▶ _Given problem_: Write the entries below out again exactly; any picture in them stays out.

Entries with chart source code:
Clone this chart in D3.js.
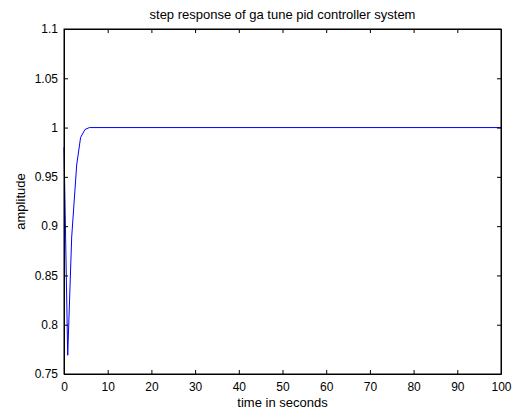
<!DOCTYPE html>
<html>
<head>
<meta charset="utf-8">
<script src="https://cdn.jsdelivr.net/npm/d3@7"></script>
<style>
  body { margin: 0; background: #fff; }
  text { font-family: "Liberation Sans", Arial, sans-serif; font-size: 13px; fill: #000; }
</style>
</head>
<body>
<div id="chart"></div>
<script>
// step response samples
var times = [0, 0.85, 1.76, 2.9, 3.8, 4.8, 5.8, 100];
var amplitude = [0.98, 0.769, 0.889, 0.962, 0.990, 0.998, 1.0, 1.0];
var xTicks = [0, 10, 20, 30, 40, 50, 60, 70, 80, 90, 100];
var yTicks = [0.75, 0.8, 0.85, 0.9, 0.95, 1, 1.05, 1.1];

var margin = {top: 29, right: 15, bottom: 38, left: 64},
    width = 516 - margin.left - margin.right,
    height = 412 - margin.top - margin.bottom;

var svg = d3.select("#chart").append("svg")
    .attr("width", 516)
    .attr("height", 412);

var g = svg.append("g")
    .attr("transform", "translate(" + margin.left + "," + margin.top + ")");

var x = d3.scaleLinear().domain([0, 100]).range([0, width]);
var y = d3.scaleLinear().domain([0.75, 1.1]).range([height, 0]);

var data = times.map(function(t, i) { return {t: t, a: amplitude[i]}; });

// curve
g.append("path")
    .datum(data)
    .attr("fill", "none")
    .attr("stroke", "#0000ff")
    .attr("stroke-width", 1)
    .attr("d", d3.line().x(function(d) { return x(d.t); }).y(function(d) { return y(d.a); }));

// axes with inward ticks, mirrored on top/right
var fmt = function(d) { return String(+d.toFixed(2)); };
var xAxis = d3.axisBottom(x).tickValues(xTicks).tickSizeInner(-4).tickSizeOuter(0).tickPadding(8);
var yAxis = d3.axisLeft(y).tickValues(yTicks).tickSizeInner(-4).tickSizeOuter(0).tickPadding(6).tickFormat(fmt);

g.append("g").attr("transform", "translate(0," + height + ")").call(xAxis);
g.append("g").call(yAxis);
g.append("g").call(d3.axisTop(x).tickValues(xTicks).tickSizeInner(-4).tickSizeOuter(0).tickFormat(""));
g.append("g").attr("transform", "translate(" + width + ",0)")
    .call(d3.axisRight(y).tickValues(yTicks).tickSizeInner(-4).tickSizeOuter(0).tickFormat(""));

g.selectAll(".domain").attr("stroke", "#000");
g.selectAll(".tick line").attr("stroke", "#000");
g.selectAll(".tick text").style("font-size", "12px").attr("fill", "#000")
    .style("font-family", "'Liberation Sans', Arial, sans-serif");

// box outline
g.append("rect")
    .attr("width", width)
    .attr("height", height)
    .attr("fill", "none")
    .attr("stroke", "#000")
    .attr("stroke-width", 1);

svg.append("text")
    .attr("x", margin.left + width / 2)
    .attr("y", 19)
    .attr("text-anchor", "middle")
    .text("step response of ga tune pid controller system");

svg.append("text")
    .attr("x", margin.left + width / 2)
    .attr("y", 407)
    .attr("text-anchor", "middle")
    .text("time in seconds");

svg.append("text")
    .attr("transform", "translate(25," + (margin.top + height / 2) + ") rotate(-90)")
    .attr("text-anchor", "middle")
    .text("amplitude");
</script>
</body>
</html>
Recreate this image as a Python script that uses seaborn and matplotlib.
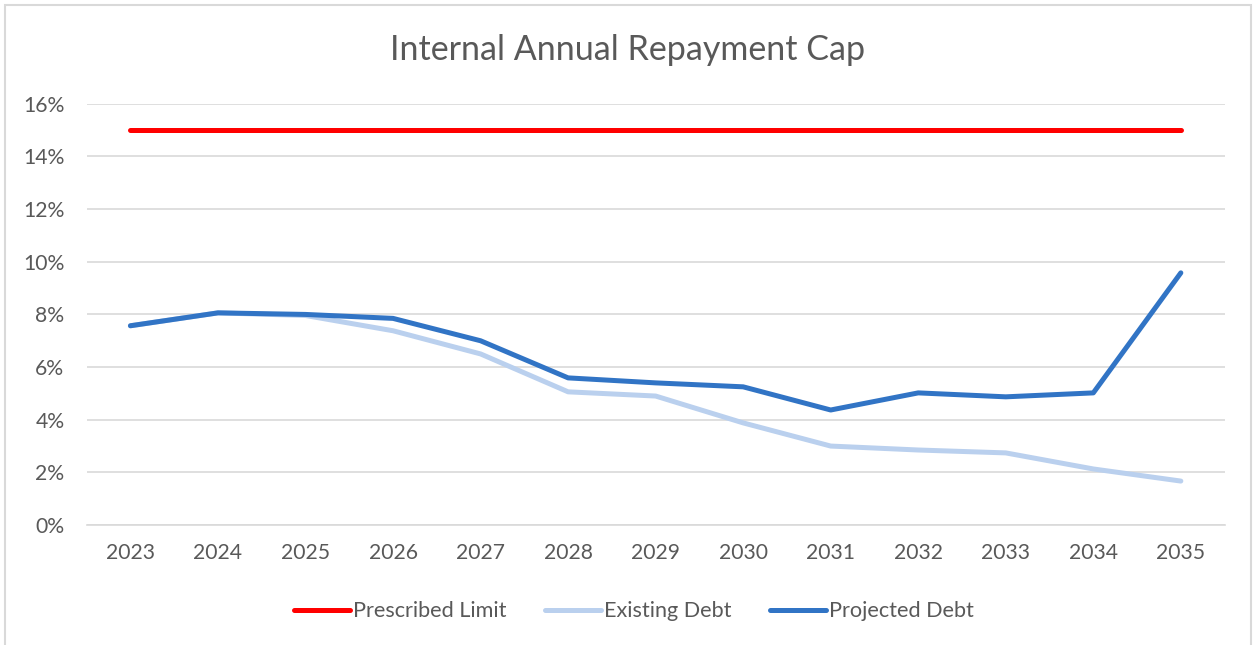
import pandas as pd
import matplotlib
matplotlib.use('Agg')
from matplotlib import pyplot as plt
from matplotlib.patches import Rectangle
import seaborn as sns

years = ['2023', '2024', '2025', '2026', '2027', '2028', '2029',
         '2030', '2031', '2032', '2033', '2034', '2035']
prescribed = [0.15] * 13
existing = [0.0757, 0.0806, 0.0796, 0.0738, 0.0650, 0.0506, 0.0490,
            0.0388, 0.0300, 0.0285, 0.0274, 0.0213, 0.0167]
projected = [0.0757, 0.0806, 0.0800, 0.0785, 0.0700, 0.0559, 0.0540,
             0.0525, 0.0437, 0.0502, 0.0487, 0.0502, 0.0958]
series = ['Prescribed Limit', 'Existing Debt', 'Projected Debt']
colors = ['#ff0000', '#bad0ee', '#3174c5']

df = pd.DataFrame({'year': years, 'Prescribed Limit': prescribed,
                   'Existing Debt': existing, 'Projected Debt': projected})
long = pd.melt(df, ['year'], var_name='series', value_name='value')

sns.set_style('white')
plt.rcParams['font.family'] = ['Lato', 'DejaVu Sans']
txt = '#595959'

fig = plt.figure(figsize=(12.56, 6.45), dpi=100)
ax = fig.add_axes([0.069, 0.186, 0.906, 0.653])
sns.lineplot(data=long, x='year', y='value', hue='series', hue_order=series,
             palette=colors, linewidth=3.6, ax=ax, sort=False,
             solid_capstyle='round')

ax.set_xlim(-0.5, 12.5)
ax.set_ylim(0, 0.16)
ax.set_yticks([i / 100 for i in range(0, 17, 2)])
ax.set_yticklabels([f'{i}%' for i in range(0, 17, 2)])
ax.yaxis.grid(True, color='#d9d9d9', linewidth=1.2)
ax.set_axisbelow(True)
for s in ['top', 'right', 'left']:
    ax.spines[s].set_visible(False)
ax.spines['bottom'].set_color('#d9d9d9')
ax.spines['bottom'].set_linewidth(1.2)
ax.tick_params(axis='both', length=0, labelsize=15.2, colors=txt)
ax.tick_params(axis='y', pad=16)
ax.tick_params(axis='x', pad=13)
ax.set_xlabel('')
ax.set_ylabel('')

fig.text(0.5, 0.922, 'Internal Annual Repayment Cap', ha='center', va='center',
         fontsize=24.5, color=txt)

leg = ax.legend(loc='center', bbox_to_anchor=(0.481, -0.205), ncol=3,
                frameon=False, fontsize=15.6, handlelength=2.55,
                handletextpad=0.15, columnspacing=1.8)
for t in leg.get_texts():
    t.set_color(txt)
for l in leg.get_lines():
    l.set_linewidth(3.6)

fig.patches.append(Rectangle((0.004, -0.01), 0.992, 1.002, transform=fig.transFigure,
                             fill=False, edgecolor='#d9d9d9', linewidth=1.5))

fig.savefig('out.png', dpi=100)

▶ _Written reply_:
Clone this chart in D3.js.
<!DOCTYPE html>
<html>
<head>
<meta charset="utf-8">
<script src="https://cdn.jsdelivr.net/npm/d3@7"></script>
<style>
  body { margin: 0; background: #fff; }
  text { font-family: "Liberation Sans", Arial, sans-serif; font-size: 13px; fill: #000; }
</style>
</head>
<body>
<div id="chart"></div>
<script>
// step response samples
var times = [0, 0.85, 1.76, 2.9, 3.8, 4.8, 5.8, 100];
var amplitude = [0.98, 0.769, 0.889, 0.962, 0.990, 0.998, 1.0, 1.0];
var xTicks = [0, 10, 20, 30, 40, 50, 60, 70, 80, 90, 100];
var yTicks = [0.75, 0.8, 0.85, 0.9, 0.95, 1, 1.05, 1.1];

var margin = {top: 29, right: 15, bottom: 38, left: 64},
    width = 516 - margin.left - margin.right,
    height = 412 - margin.top - margin.bottom;

var svg = d3.select("#chart").append("svg")
    .attr("width", 516)
    .attr("height", 412);

var g = svg.append("g")
    .attr("transform", "translate(" + margin.left + "," + margin.top + ")");

var x = d3.scaleLinear().domain([0, 100]).range([0, width]);
var y = d3.scaleLinear().domain([0.75, 1.1]).range([height, 0]);

var data = times.map(function(t, i) { return {t: t, a: amplitude[i]}; });

// curve
g.append("path")
    .datum(data)
    .attr("fill", "none")
    .attr("stroke", "#0000ff")
    .attr("stroke-width", 1)
    .attr("d", d3.line().x(function(d) { return x(d.t); }).y(function(d) { return y(d.a); }));

// axes with inward ticks, mirrored on top/right
var fmt = function(d) { return String(+d.toFixed(2)); };
var xAxis = d3.axisBottom(x).tickValues(xTicks).tickSizeInner(-4).tickSizeOuter(0).tickPadding(8);
var yAxis = d3.axisLeft(y).tickValues(yTicks).tickSizeInner(-4).tickSizeOuter(0).tickPadding(6).tickFormat(fmt);

g.append("g").attr("transform", "translate(0," + height + ")").call(xAxis);
g.append("g").call(yAxis);
g.append("g").call(d3.axisTop(x).tickValues(xTicks).tickSizeInner(-4).tickSizeOuter(0).tickFormat(""));
g.append("g").attr("transform", "translate(" + width + ",0)")
    .call(d3.axisRight(y).tickValues(yTicks).tickSizeInner(-4).tickSizeOuter(0).tickFormat(""));

g.selectAll(".domain").attr("stroke", "#000");
g.selectAll(".tick line").attr("stroke", "#000");
g.selectAll(".tick text").style("font-size", "12px").attr("fill", "#000")
    .style("font-family", "'Liberation Sans', Arial, sans-serif");

// box outline
g.append("rect")
    .attr("width", width)
    .attr("height", height)
    .attr("fill", "none")
    .attr("stroke", "#000")
    .attr("stroke-width", 1);

svg.append("text")
    .attr("x", margin.left + width / 2)
    .attr("y", 19)
    .attr("text-anchor", "middle")
    .text("step response of ga tune pid controller system");

svg.append("text")
    .attr("x", margin.left + width / 2)
    .attr("y", 407)
    .attr("text-anchor", "middle")
    .text("time in seconds");

svg.append("text")
    .attr("transform", "translate(25," + (margin.top + height / 2) + ") rotate(-90)")
    .attr("text-anchor", "middle")
    .text("amplitude");
</script>
</body>
</html>
Recreate this image as a Python script that uses seaborn and matplotlib.
import pandas as pd
import matplotlib
matplotlib.use('Agg')
from matplotlib import pyplot as plt
from matplotlib.patches import Rectangle
import seaborn as sns

years = ['2023', '2024', '2025', '2026', '2027', '2028', '2029',
         '2030', '2031', '2032', '2033', '2034', '2035']
prescribed = [0.15] * 13
existing = [0.0757, 0.0806, 0.0796, 0.0738, 0.0650, 0.0506, 0.0490,
            0.0388, 0.0300, 0.0285, 0.0274, 0.0213, 0.0167]
projected = [0.0757, 0.0806, 0.0800, 0.0785, 0.0700, 0.0559, 0.0540,
             0.0525, 0.0437, 0.0502, 0.0487, 0.0502, 0.0958]
series = ['Prescribed Limit', 'Existing Debt', 'Projected Debt']
colors = ['#ff0000', '#bad0ee', '#3174c5']

df = pd.DataFrame({'year': years, 'Prescribed Limit': prescribed,
                   'Existing Debt': existing, 'Projected Debt': projected})
long = pd.melt(df, ['year'], var_name='series', value_name='value')

sns.set_style('white')
plt.rcParams['font.family'] = ['Lato', 'DejaVu Sans']
txt = '#595959'

fig = plt.figure(figsize=(12.56, 6.45), dpi=100)
ax = fig.add_axes([0.069, 0.186, 0.906, 0.653])
sns.lineplot(data=long, x='year', y='value', hue='series', hue_order=series,
             palette=colors, linewidth=3.6, ax=ax, sort=False,
             solid_capstyle='round')

ax.set_xlim(-0.5, 12.5)
ax.set_ylim(0, 0.16)
ax.set_yticks([i / 100 for i in range(0, 17, 2)])
ax.set_yticklabels([f'{i}%' for i in range(0, 17, 2)])
ax.yaxis.grid(True, color='#d9d9d9', linewidth=1.2)
ax.set_axisbelow(True)
for s in ['top', 'right', 'left']:
    ax.spines[s].set_visible(False)
ax.spines['bottom'].set_color('#d9d9d9')
ax.spines['bottom'].set_linewidth(1.2)
ax.tick_params(axis='both', length=0, labelsize=15.2, colors=txt)
ax.tick_params(axis='y', pad=16)
ax.tick_params(axis='x', pad=13)
ax.set_xlabel('')
ax.set_ylabel('')

fig.text(0.5, 0.922, 'Internal Annual Repayment Cap', ha='center', va='center',
         fontsize=24.5, color=txt)

leg = ax.legend(loc='center', bbox_to_anchor=(0.481, -0.205), ncol=3,
                frameon=False, fontsize=15.6, handlelength=2.55,
                handletextpad=0.15, columnspacing=1.8)
for t in leg.get_texts():
    t.set_color(txt)
for l in leg.get_lines():
    l.set_linewidth(3.6)

fig.patches.append(Rectangle((0.004, -0.01), 0.992, 1.002, transform=fig.transFigure,
                             fill=False, edgecolor='#d9d9d9', linewidth=1.5))

fig.savefig('out.png', dpi=100)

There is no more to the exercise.